In order to be successful, E had to prove two grounds:

  • under section 84 (1) (aa):
    • the covenant impeded reasonable use of the land and that the restriction does not secure any practical benefit of substantial value or advantage; and
    • money would be adequate compensation to anyone suffering loss or disadvantage from the discharge or modification of the restriction
  • under section 84 (1) (c) that no injury will be caused by the discharge or modification of the restriction suffered.

Decision

The tribunal refused E’s application under both grounds for the following reasons:

  • the covenant gave C practical benefits through its ability to control the use of property through the inclusion of restrictions in both leasehold and freehold titles on its Hyde Park Estate. C had an overall estate management strategy and the tribunal concluded that altering the covenant would make the implementation of C’s strategy more difficult.
  • the practical benefit of the user covenant was not only considered a substantial advantage but one that could not be adequately compensated in monetary terms. Allowing this application would mean that other claims would almost certainly follow, leading to an immeasurable reduction in the value of the estate; the disadvantage suffered by C would be impossible to quantify in monetary terms.

Practical points

This case is a useful reminder that section 84 of the Law of Property Act 1925 gives tenants of long leases the same ability to apply for the modification or discharge of user covenants as freehold owners.  This ability does not apply to all leases; the lease must granted for a term of more than 40 years and the tenant can only apply after 25 years of the term has expired.  One of C’s concerns was that if E had succeeded in altering the covenant, then C would have to consider granting shorter leases (i.e. less than 40 years) to avoid section 84 applications.  This in turn would impact on its ability to raise capital sums and finance.

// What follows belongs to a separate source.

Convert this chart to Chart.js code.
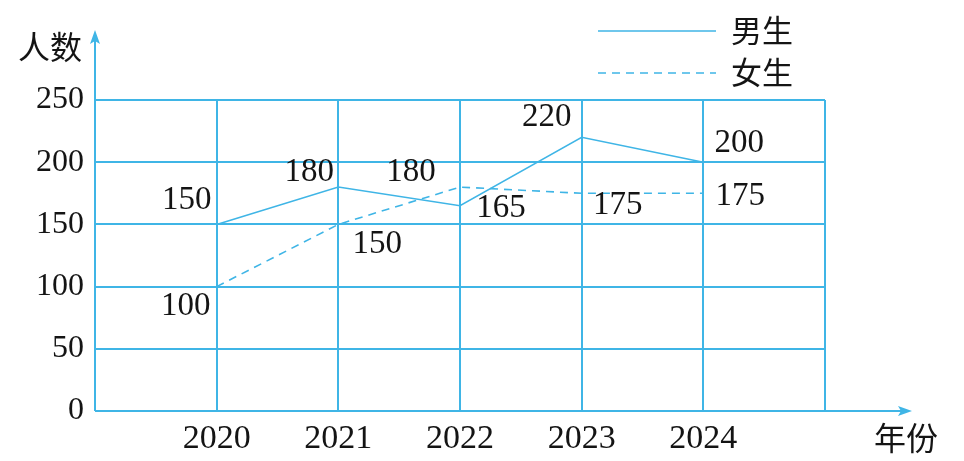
<!DOCTYPE html>
<html><head><meta charset="utf-8">
<script src="https://cdn.jsdelivr.net/npm/chart.js@4"></script>
<style>html,body{margin:0;padding:0;background:#fff}#wrap{width:964px;height:461px}</style>
</head><body><div id="wrap"><canvas id="c" width="964" height="461"></canvas></div>
<script>
const years = [2020, 2021, 2022, 2023, 2024];
const boys = [150, 180, 165, 220, 200];
const girls = [100, 150, 180, 175, 175];
const seriesNames = ['男生', '女生'];
const yTicks = [0, 50, 100, 150, 200, 250];
const xTitle = '年份';
const yTitle = '人数';

// label placement offsets (style only)
const boyLabelOffsets = [[-30,-24],[-29,-15],[41,3],[-35,-20],[36,-19]];
const girlLabelOffsets = [[-31,20],[39,20],[-49,-15],[36,12],[37,3]];

const BLUE = '#3fb5e6';
const INK = '#141414';
const SERIF = '"Liberation Serif", "Times New Roman", serif';
const NUMFONT = '33px ' + SERIF;
const CJKFONT = '31px "Noto Sans CJK SC", sans-serif';

const toPts = arr => arr.map((v, i) => ({x: years[i], y: v}));

const deco = {
  id: 'deco',
  afterDraw(chart) {
    const ctx = chart.ctx;
    const xs = chart.scales.x, ys = chart.scales.y;
    const x0 = xs.getPixelForValue(xs.min), y0 = ys.getPixelForValue(0);
    ctx.save();
    // axis extensions with arrows
    ctx.strokeStyle = BLUE; ctx.fillStyle = BLUE; ctx.lineWidth = 2;
    ctx.beginPath(); ctx.moveTo(x0, y0); ctx.lineTo(x0, 40); ctx.stroke();
    ctx.beginPath(); ctx.moveTo(x0, 30); ctx.lineTo(x0 - 5, 44); ctx.lineTo(x0, 41); ctx.lineTo(x0 + 5, 44); ctx.closePath(); ctx.fill();
    ctx.beginPath(); ctx.moveTo(x0, y0); ctx.lineTo(902, y0); ctx.stroke();
    ctx.beginPath(); ctx.moveTo(912, y0); ctx.lineTo(898, y0 - 5); ctx.lineTo(901, y0); ctx.lineTo(898, y0 + 5); ctx.closePath(); ctx.fill();

    // data labels
    ctx.fillStyle = INK; ctx.font = NUMFONT; ctx.textAlign = 'center'; ctx.textBaseline = 'middle';
    const offs = [boyLabelOffsets, girlLabelOffsets];
    chart.data.datasets.forEach((ds, di) => {
      const meta = chart.getDatasetMeta(di);
      meta.data.forEach((pt, i) => {
        const o = offs[di][i];
        ctx.fillText(String(ds.data[i].y), pt.x + o[0], pt.y + o[1]);
      });
    });

    // titles
    ctx.font = '32px "Noto Sans CJK SC", sans-serif';
    ctx.fillText(yTitle, 50, 47);
    ctx.fillText(xTitle, 906, 438);

    // legend
    chart.data.datasets.forEach((ds, di) => {
      const ly = 31 + di * 42;
      ctx.strokeStyle = ds.borderColor; ctx.lineWidth = 1.6;
      ctx.setLineDash(ds.borderDash || []);
      ctx.beginPath(); ctx.moveTo(598, ly); ctx.lineTo(716, ly); ctx.stroke();
      ctx.setLineDash([]);
      ctx.fillStyle = INK; ctx.font = CJKFONT; ctx.textAlign = 'left';
      ctx.fillText(ds.label, 731, ly - 1);
    });
    ctx.restore();
  }
};

new Chart(document.getElementById('c'), {
  type: 'line',
  data: {
    datasets: [
      {label: seriesNames[0], data: toPts(boys), borderColor: BLUE, borderWidth: 1.6, pointRadius: 0, tension: 0, fill: false},
      {label: seriesNames[1], data: toPts(girls), borderColor: BLUE, borderWidth: 1.6, borderDash: [8, 6], pointRadius: 0, tension: 0, fill: false}
    ]
  },
  options: {
    responsive: false,
    animation: false,
    devicePixelRatio: 1,
    layout: {padding: {top: 100, right: 139, left: 0, bottom: 0}},
    plugins: {legend: {display: false}, tooltip: {enabled: false}},
    scales: {
      x: {
        type: 'linear', min: 2019, max: 2025,
        afterFit: s => { s.height = 50; },
        grid: {color: BLUE, lineWidth: 2, drawTicks: false},
        border: {display: false},
        afterBuildTicks: s => { s.ticks = [2019].concat(years, [2025]).map(v => ({value: v})); },
        ticks: {autoSkip: false, maxRotation: 0, padding: 8, color: INK,
          font: {family: SERIF, size: 34},
          callback: v => years.includes(v) ? String(v) : ''}
      },
      y: {
        min: 0, max: 250,
        afterFit: s => { s.width = 95; },
        afterBuildTicks: s => { s.ticks = yTicks.map(v => ({value: v})); },
        grid: {color: BLUE, lineWidth: 2, drawTicks: false},
        border: {display: false},
        ticks: {padding: 11, color: INK,
          font: {family: SERIF, size: 32}}
      }
    }
  },
  plugins: [deco]
});
</script>
</body></html>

Estate owners in both the private and public sectors will no doubt welcome this decision as the tribunal accepted that restrictive covenants of this nature provide a practical benefit.  However, it does not follow that similar applications will be dismissed – C’s robust commercial strategy was seen as a valuable estate management tool which proved it was of “substantial value” to defeat the claim.

Anyone owning property, whether freehold or long leasehold, should not assume that planning permission will override any restrictions in the deeds either – changing covenants is definitely not automatic!